Millions of viewers have seen justice served in over 30 serious criminal cases in the last year – shining a spotlight on the inner workings of the Crown Court and boosting public understanding on how trials operate.

Today (Friday 28 July) marks the one-year anniversary since the first TV broadcast of sentencing remarks from the Old Bailey, capturing the sentencing of Ben Oliver who was in the dock for the manslaughter of his grandfather.

Since that landmark moment – made possible thanks to a major change in the law permitting camera crews to film judges in the Crown Court as they sentence serious criminals – broadcasters have filmed the sentencing of 33 offenders, including Thomas Cashman and Wayne Couzens.

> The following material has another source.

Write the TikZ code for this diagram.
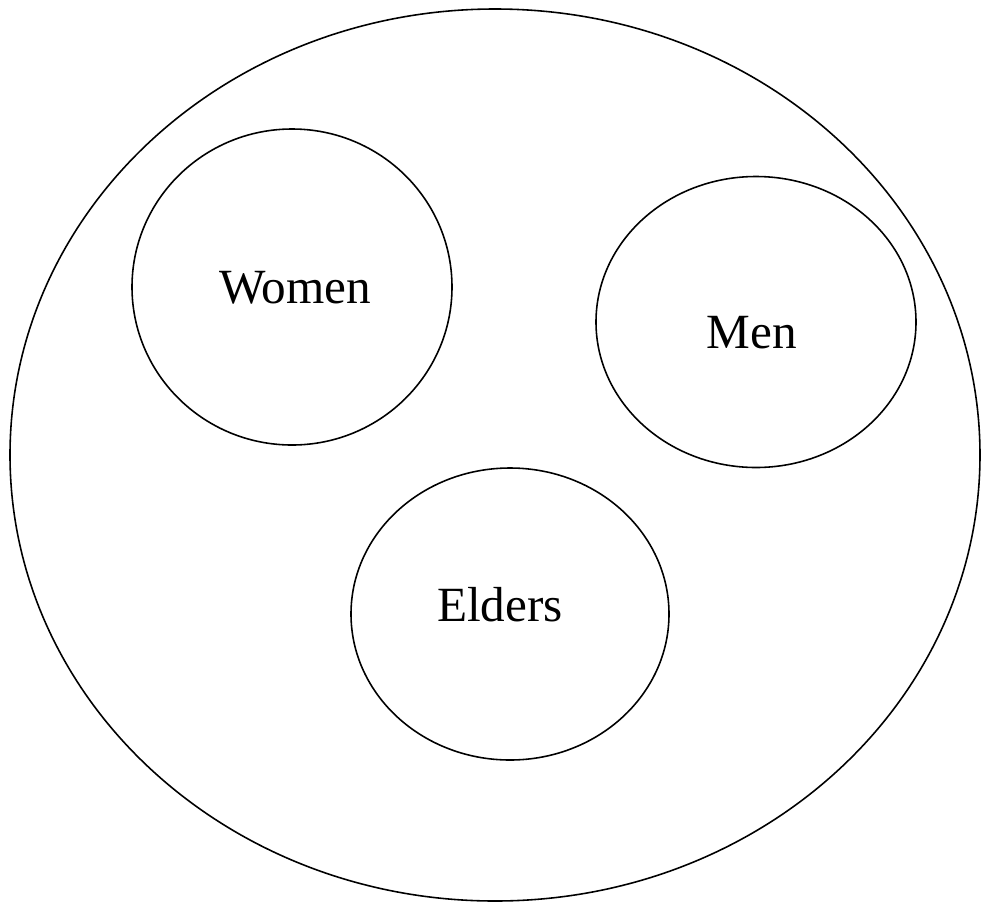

And in a bid to further boost public understanding of how justice is delivered in England and Wales, Parliament is now consulting on whether to expand filming to include Court of Appeal judges sitting in the Crown Court.

If the law is extended, it would mean sentencing remarks in even more serious cases could be captured and beamed to the nation, throwing the doors open on the workings of the country’s most senior judges.

Justice Minister, Mike Freer, said:

Today marks one year since this landmark change opened up the Crown Court to television cameras, seeing them broadcast judges’ sentencing remarks for some of the most serious offenders for the first time.

It has allowed the public to see justice being done in their courts and to understand the complex decisions judges make, building confidence in the justice system.

Measures only allow for the judge to be filmed during sentencing remarks to protect the privacy of victims, witnesses and jurors.

Chair of the broadcast group filming proceedings, John Battle, (ITN’s Head of Legal and Compliance) said:

Filming of sentencing has been a great success and has swiftly become the norm. It has brought public engagement with the justice system to a whole new level.

For many it will have been the first time they have seen inside the Crown Court and the sentencing process.

Authorised broadcasters – Sky, BBC, ITN and Press Association – must apply to film and broadcast the sentencing remarks and requests are decided by the judge in each case.

Filmed remarks are aired with a short delay when broadcasting live to avoid any breach of reporting restrictions or errors, with footage subject to the usual reporting restrictions. They are then hosted by Sky News on a dedicated YouTube channel where they have so far generated hundreds of thousands of views.

The change has been made possible thanks to HMCTS staff alongside media partners.

This provision comes alongside the government’s wider court reform and digitalisation programme to increase access to justice, including the roll out of video technology to facilitate thousands of remote hearings and the use of video-recorded evidence for victims of rape and sexual offences.